The Coachella Valley Music and Arts Festivale, popularly known as Coachella Festival or simply Coachella is a yearly music and arts festival held at the Empire Polo Club in Indio, California, in the Coachella Valley somewhere in the Colorado Desert. Coachella was co-founded by Paul Tollett and Rick Van Santen in 1999, which is organized by Goldenvoice, a subsidiary of AEG Presents.The event features musical artists from all over the world who perform many genres of music, including rock, pop, indie, hip hop and electronic dance music, as well as showcasing art installations and sculptures.

The founders of Afrochella are Abdul Karim Abdullah and Kenny Agyapong. The two had the zeal for throwing parties during their days in college. It was their hobby. Then, both were know as the Sigma fraternity brothers; charging $1 per head or offering free Moet bottles to get people to their dorm room. Throwing parties became their part time hustle after College: hosting events around New York City and bringing people together through music. Gradually, their vision grew from party throwing and evolved into the cultural, music experience recognised as Ghana’s Afrochella Festival.

Both of Ghanaian descent, they realized a lack of presence of African arts and culture at the major U.S. festivals and events. They lived in Ghana at different points in their lives; Abdullah lived in Ghana for seven years as a child and Agyapong moved there five years ago as an adult. For the two business minds,  it was vital to showcase the rich culture of the African continent to new audiences.

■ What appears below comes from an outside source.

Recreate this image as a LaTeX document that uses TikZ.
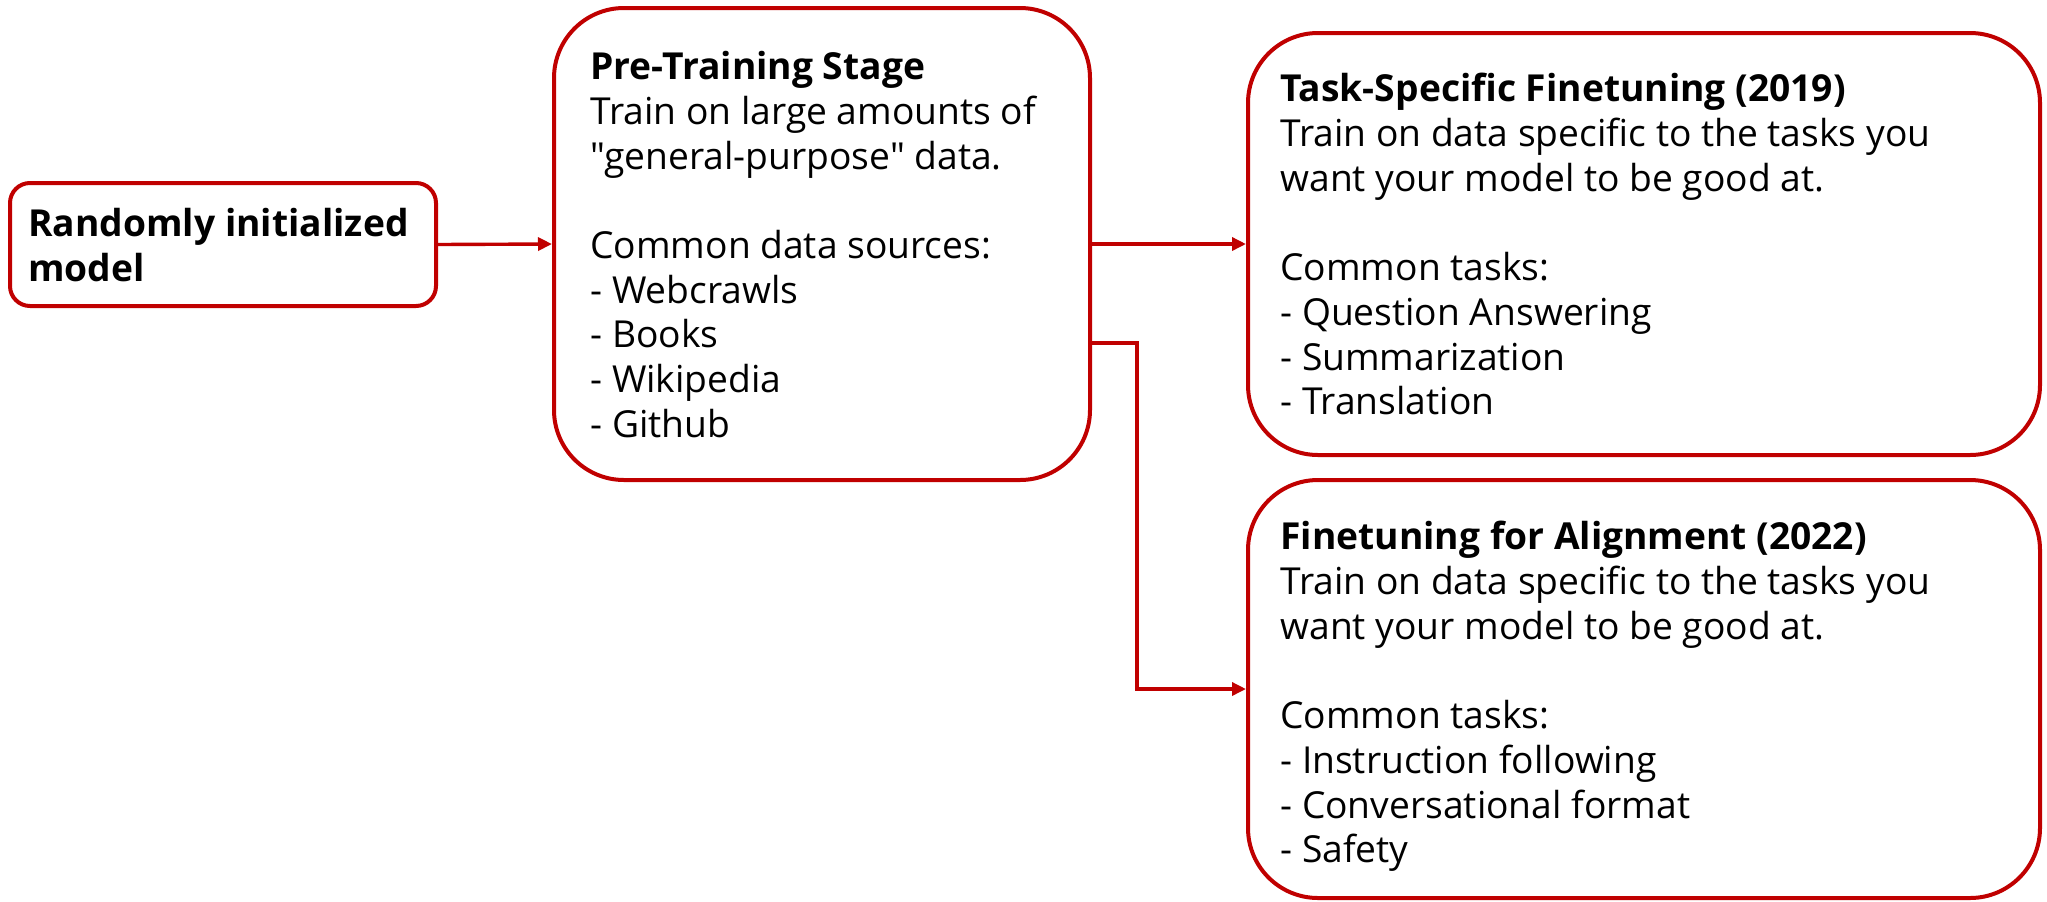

They first agreed to host Afrochella at New York’s Randall’s Island but according to Abdullah, the permitting and production cost alone were extravagant.  With easier access to resources in their homeland(Ghana)and support from government,  Abdullah and Agyapong put the festival there instead. Aiming at executing the festival at a fraction of the initial cost and start bringing visitors worldwide to Ghana.
The first Afrochella came to life in  2017. The one day festival took place in Ghana’s capital of Accra at the prestigious Polo Courts and pulled a crowd of 4,500.